ROMA – L’emendamento al comma 5 dell’art.2 è ancora da scrivere. E la minoranza non ha partecipato in direzione al voto sulla relazione di Matteo Renzi, passata all’unanimità, in coerenza con il principio che sulla Costituzione non vale la disciplina di partito. Ma la trattativa sul ddl Boschi resta aperta: il leader Pd rilancia sul modello della legge Tatarella per la scelta dei senatori e Pier Luigi Bersani, che alla riunione ha preferito la festa del Pd di Modena, parla di «un’apertura significativa». Ma sull’esito della riforma pesa anche la scelta del presidente Pietro Grasso al quale il premier manda un nuovo avviso: «Se riaprisse sull’art.2 sarebbe un fatto inaudito».
Chi si aspettava uno show down in direzione resta deluso così come, per i rapporti di forza usciti dal congresso, era scontata la schiacciante maggioranza a favore della proposta di Renzi. Ma d’altra parte l’obiettivo del leader Pd non è mettere all’angolo la sinistra ma portare a casa il risultato della riforma costituzionale. Un altro tassello, per il premier, di un percorso niente affatto scontato prima del suo arrivo al governo: «Un anno e mezzo fa la legislatura era alla fine. Noi abbiamo fatto una mossa ardita, come i giapponesi nella partita del rugby contro il Sudafrica, e c’è stata la svolta».
Dopo giorni altalenanti tra avvicinamenti e allontanamenti sul nodo delle riforme, la direzione si riunisce al buio, senza contatti preventivi per concordare un punto di caduta. Pier Luigi Bersani preferisce non partecipare alla direzione e la minoranza fino all’ultimo avrebbe voluto evitare il voto finale. Ma Renzi vuole mettere nero su bianco gli equilibri del congresso e segnare i confini di un’eventuale accordo. «Se si vuole discutere nel merito va bene, noi cerchiamo il consenso più ampio, ma se dietro si cela un rilancio continuo si sappia che non accettiamo diktat», è la premessa del premier il quale ribadisce che «l’elezione diretta dei futuri senatori non può sussistere» ma che «le soluzioni tecniche, un punto di intesa si può trovare».
Il leader Pd non ha alcuna intenzione di riaprire il «vaso di Pandora» degli emendamenti. Ma per chiudere entro il 15 ottobre la riforma al Senato ha due scogli da superare: la minoranza dem e la decisione del presidente di Palazzo Madama sull’emendabilità dell’art.2. Due partite separate ma che si intrecciano. A Grasso, senza giri di parole, il premier fa sapere che prendere decisioni diverse da quanto votato in doppia lettura conforme «sarebbe un fatto inedito» che spingerebbe i gruppi del Pd a riunirsi alla Camera e al Senato per decidere come reagire alla scelta.

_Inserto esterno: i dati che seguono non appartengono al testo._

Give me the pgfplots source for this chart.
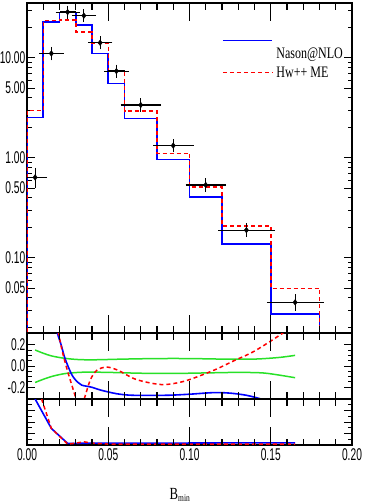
\documentclass[border=0pt]{standalone}
\usepackage{fontspec}
\setmainfont{Liberation Serif}
\newfontfamily\tickfont{Liberation Sans}[FakeStretch=0.6]
\newfontfamily\legfont{Liberation Serif}[FakeStretch=0.75]
\usepackage{pgfplots}
\pgfplotsset{compat=1.18}

\definecolor{nasonblue}{RGB}{0,0,255}
\definecolor{hwred}{RGB}{255,0,0}
\definecolor{bandgreen}{RGB}{40,225,40}

\tikzset{
  nason/.style={nasonblue, line width=1.6pt},
  hw/.style={hwred, line width=1.5pt, dash pattern=on 4pt off 3pt},
  band/.style={bandgreen, line width=1.5pt, smooth},
  xtk/.style={black, line width=1.2pt},
}

% long major and shorter minor x ticks, top and bottom of a panel
\newcommand{\xrules}{%
  \pgfplotsinvokeforeach{0.25,0.5,0.75}{%
    \draw[xtk] (rel axis cs:##1,0) -- ++(0pt,18pt);
    \draw[xtk] (rel axis cs:##1,1) -- ++(0pt,-18pt);}%
  \pgfplotsinvokeforeach{0.05,0.1,0.15,0.2,0.3,0.35,0.4,0.45,0.55,0.6,0.65,0.7,0.8,0.85,0.9,0.95}{%
    \draw[xtk] (rel axis cs:##1,0) -- ++(0pt,6.5pt);
    \draw[xtk] (rel axis cs:##1,1) -- ++(0pt,-6.5pt);}%
}

\pgfplotsset{
  panel/.style={
    scale only axis, width=325pt,
    xmin=0, xmax=0.2,
    axis line style={line width=1.2pt},
    tick style={black, line width=1pt},
    tick align=inside,
    xtick={0,0.05,0.1,0.15,0.2},
    major tick length=8pt, minor tick length=4.5pt,
    tick label style={font=\tickfont\fontsize{17}{17}\selectfont},
    yticklabel style={inner xsep=1.5pt},
    clip=true,
  },
}

\begin{document}
\begin{tikzpicture}

% main distribution
\begin{axis}[panel, at={(0pt,112pt)}, anchor=south west, height=330pt,
  ymode=log, ymin=0.01778, ymax=35.48,
  ytick={0.05,0.1,0.5,1,5,10},
  yticklabels={0.05,0.10,0.50,1.00,5.00,10.00},
  minor ytick={0.02,0.03,0.04,0.06,0.07,0.08,0.09,0.2,0.3,0.4,0.6,0.7,0.8,0.9,2,3,4,6,7,8,9,20,30},
  xticklabels={},
]
\addplot[nason, const plot mark left] coordinates {
  (0,0.001) (0,2.55) (0.01,23) (0.02,28.4) (0.03,21.4) (0.04,11.1) (0.05,5.58)
  (0.06,2.49) (0.08,0.97) (0.10,0.405) (0.12,0.138) (0.15,0.0275) (0.18,0.0275) (0.18,0.001)
};
\addplot[hw, const plot mark left] coordinates {
  (0,0.001) (0,2.97) (0.01,23.6) (0.02,24) (0.03,18.3) (0.04,14.0) (0.05,7.3)
  (0.06,2.95) (0.08,1.11) (0.10,0.51) (0.12,0.21) (0.15,0.0497) (0.18,0.0497) (0.18,0.001)
};
\addplot[black, only marks, mark=diamond*, mark size=2.8pt,
  error bars/.cd, x dir=both, x explicit, y dir=both, y explicit,
  error bar style={line width=1.2pt, black},
  error mark options={black, mark size=4pt, line width=1.1pt}]
  coordinates {
  (0.005,0.64) +- (0.005,0.085)
  (0.015,11.1) +- (0.005,0.7)
  (0.025,28.8) +- (0.005,1.6)
  (0.035,26.5) +- (0.005,1.5)
  (0.045,14.2) +- (0.005,0.8)
  (0.055,7.4) +- (0.005,0.45)
  (0.07,3.39) +- (0.01,0.2)
  (0.09,1.33) +- (0.01,0.08)
  (0.11,0.537) +- (0.01,0.035)
  (0.135,0.19) +- (0.015,0.013)
  (0.165,0.036) +- (0.015,0.0035)
};
\xrules
\draw[nason] (rel axis cs:0.603,0.886) -- (rel axis cs:0.754,0.886);
\node[anchor=west, inner sep=0pt, font=\legfont\fontsize{16}{16}\selectfont] at (rel axis cs:0.767,0.842) {Nason@NLO};
\draw[hw] (rel axis cs:0.603,0.789) -- (rel axis cs:0.754,0.789);
\node[anchor=west, inner sep=0pt, font=\legfont\fontsize{16}{16}\selectfont] at (rel axis cs:0.767,0.789) {Hw++ ME};
\end{axis}

% first ratio panel
\begin{axis}[panel, at={(0pt,46pt)}, anchor=south west, height=66pt,
  ymin=-0.31, ymax=0.31,
  ytick={-0.2,0,0.2}, yticklabels={-0.2,0.0,0.2},
  minor y tick num=3,
  xticklabels={},
]
\addplot[band] coordinates {
  (0.005,0.15) (0.01,0.12) (0.015,0.095) (0.022,0.075) (0.03,0.062) (0.04,0.058)
  (0.06,0.065) (0.08,0.07) (0.1,0.07) (0.12,0.065) (0.14,0.065) (0.155,0.08) (0.165,0.1)
};
\addplot[band] coordinates {
  (0.005,-0.155) (0.01,-0.125) (0.016,-0.095) (0.024,-0.07) (0.035,-0.058) (0.05,-0.06)
  (0.07,-0.068) (0.09,-0.07) (0.11,-0.065) (0.13,-0.06) (0.145,-0.065) (0.155,-0.085) (0.165,-0.11)
};
\addplot[nason, smooth] coordinates {
  (0.017,0.45) (0.0187,0.31) (0.021,0.2) (0.0234,0.07) (0.0275,-0.08) (0.031,-0.15)
  (0.0337,-0.18) (0.04,-0.2) (0.045,-0.225) (0.055,-0.26) (0.065,-0.275) (0.086,-0.275)
  (0.1,-0.265) (0.115,-0.25) (0.125,-0.255) (0.135,-0.275) (0.144,-0.31) (0.15,-0.34)
};
\addplot[hw, smooth] coordinates {
  (0.017,0.45) (0.0193,0.31) (0.022,0.12) (0.025,-0.05) (0.028,-0.2) (0.0305,-0.32)
  (0.033,-0.4) (0.035,-0.32) (0.039,-0.13) (0.043,-0.04) (0.049,-0.01) (0.056,-0.04)
  (0.066,-0.12) (0.076,-0.16) (0.084,-0.175) (0.092,-0.16) (0.1,-0.128) (0.115,-0.04)
  (0.127,0.047) (0.14,0.14) (0.157,0.305) (0.165,0.4)
};
\xrules
\end{axis}

% second ratio panel
\begin{axis}[panel, at={(0pt,0pt)}, anchor=south west, height=46pt,
  ymin=0, ymax=1,
  ytick={0,0.25,0.5,0.75,1}, yticklabels={},
  minor y tick num=1,
  xticklabels={0.00,0.05,0.10,0.15,0.20},
  xlabel={\legfont\fontsize{17}{17}\selectfont B\raisebox{-0.35ex}{\fontsize{10}{10}\selectfont min}},
  xlabel style={at={(axis description cs:0.47,0)}, anchor=center, yshift=-50pt},
]
\addplot[nason] coordinates {
  (0.005,1.0) (0.015,0.36) (0.025,0.035) (0.04,0.04) (0.08,0.04) (0.12,0.045) (0.165,0.045)
};
\addplot[hw] coordinates {
  (0.009,1.0) (0.015,0.36) (0.025,0.02) (0.03,0.04) (0.035,0.07) (0.04,0.04)
  (0.05,0.02) (0.1,0.02) (0.165,0.02)
};
\xrules
\end{axis}

\pgfresetboundingbox
\useasboundingbox (-27pt,-58pt) rectangle (337pt,445pt);
\end{tikzpicture}
\end{document}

Alla sinistra, invece, pur non cedendo sull’elettività, avanza una nuova ipotesi di mediazione: l’elezione indiretta come quella usata nel ’95 con la legge regionale ispirata da Tatarella. «Siamo ad un passo, non ci facciamo fermare dai dettagli – chiede il premier – ma l’idea che il Pd stia a discutere in una sfibrante dialettica interna sull’ emendamento X o Y è riduttivo e frustrante per nostri militanti e volontari».
La minoranza, da Gianni Cuperlo a Alfredo D’Attorre, alla fine apprezza l’apertura sul ddl Boschi anche se nel corso della riunione restano le distanze su molti temi, dagli effetti del jobs act alla Buona Scuola, dalle priorità per la legge di stabilità fino alla lettura del blairismo, un «disastro» per i bersaniani, un modello di sinistra vincente per Renzi. Ma se le distanze resteranno tali o saranno colmate, almeno sulla riforma costituzionale, si vedrà solo nei prossimi giorni. Bersani è ottimista: «Andiamo alla sostanza: mi pare che Renzi abbia fatto un’apertura significativa».